A less obvious but no less important DO shred: any unsolicited paper mail your business receives containing personal information. No matter how frivolous, benign, or unrelated to your direct business such mailings might seem, an enterprising identity thief can collect and combine enough personal information from separate communications to make your life or the lives of your employees very difficult.

After establishing which documents are safe and desirable to destroy, how best to do so is up to you. What route you choose should ideally assuage concerns of compromised information - both from the perspective of your business and that of your existing and potential customers.

Even with on-premises shredding equipment, DON’T leave shredded documents in waste paper baskets or dumpsters. With enough time and manpower, unprincipled competitors or disgruntled employees could painstakingly reassemble documents to discover your business’s trade secrets or internal financials. You should always stay cautious and schedule a date where a vendor picks up all of the shredded documents.
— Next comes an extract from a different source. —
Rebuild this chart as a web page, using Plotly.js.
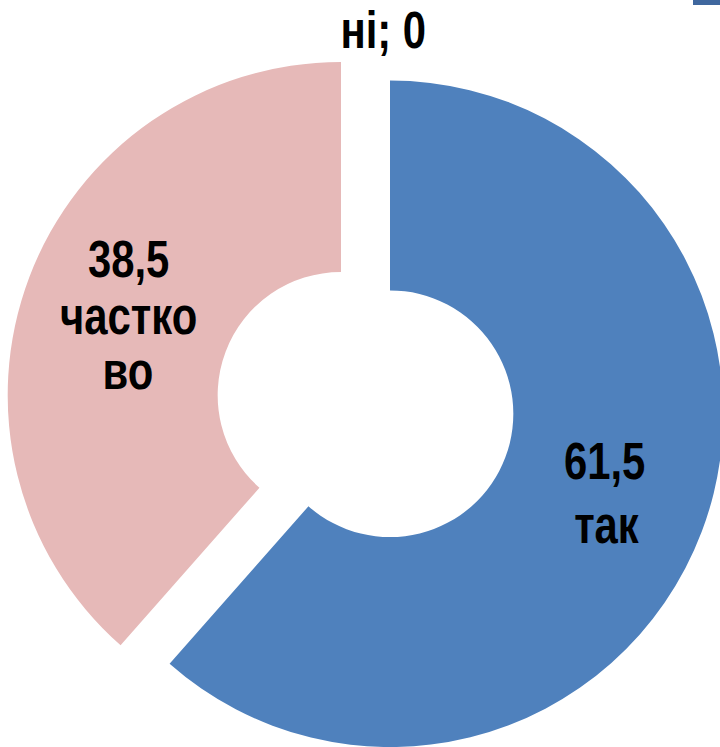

If at all possible, DO partner with a Records management service provider with a proven track record of handling data destruction. Not only will your business likely save money at scale in the long run, you’ll be guaranteeing true industry standard compliant destruction, alleviating many privacy concerns your clients might have while maintaining the secrecy of your business’s internal workings to unscrupulous parties.

Better yet, if transporting sensitive information off-premises is deemed a hassle or an unacceptable security risk, DO find a Records Management service provider, further mitigating the potential of compromised data.

If using an off-site service to shred documents, DO be sure the company offers certificates of confirmation to easily document the data destruction in your records.

On a more practical note, partnering with a full service ECM provider will enable you to increase security an order of magnitude beyond simple destruction of documents, discs, and drives. Digitizing your company’s crucial data not only allows for selectively shared access from anywhere with an internet connection, it eliminates the pain point of shredding paper documents altogether - that is, once you’ve fully converted your existing paper filings.

Between saving money on space to physically store years of files and expediting your document searches thanks to Optical Character Recognition and intelligent indexing, you’ll also likely recoup any upfront cost in digitization quickly.

Following these best practices will ensure your customers feel confident entrusting you with their sensitive information and avoid possible legal repercussions that could easily arise from a more lax security strategy.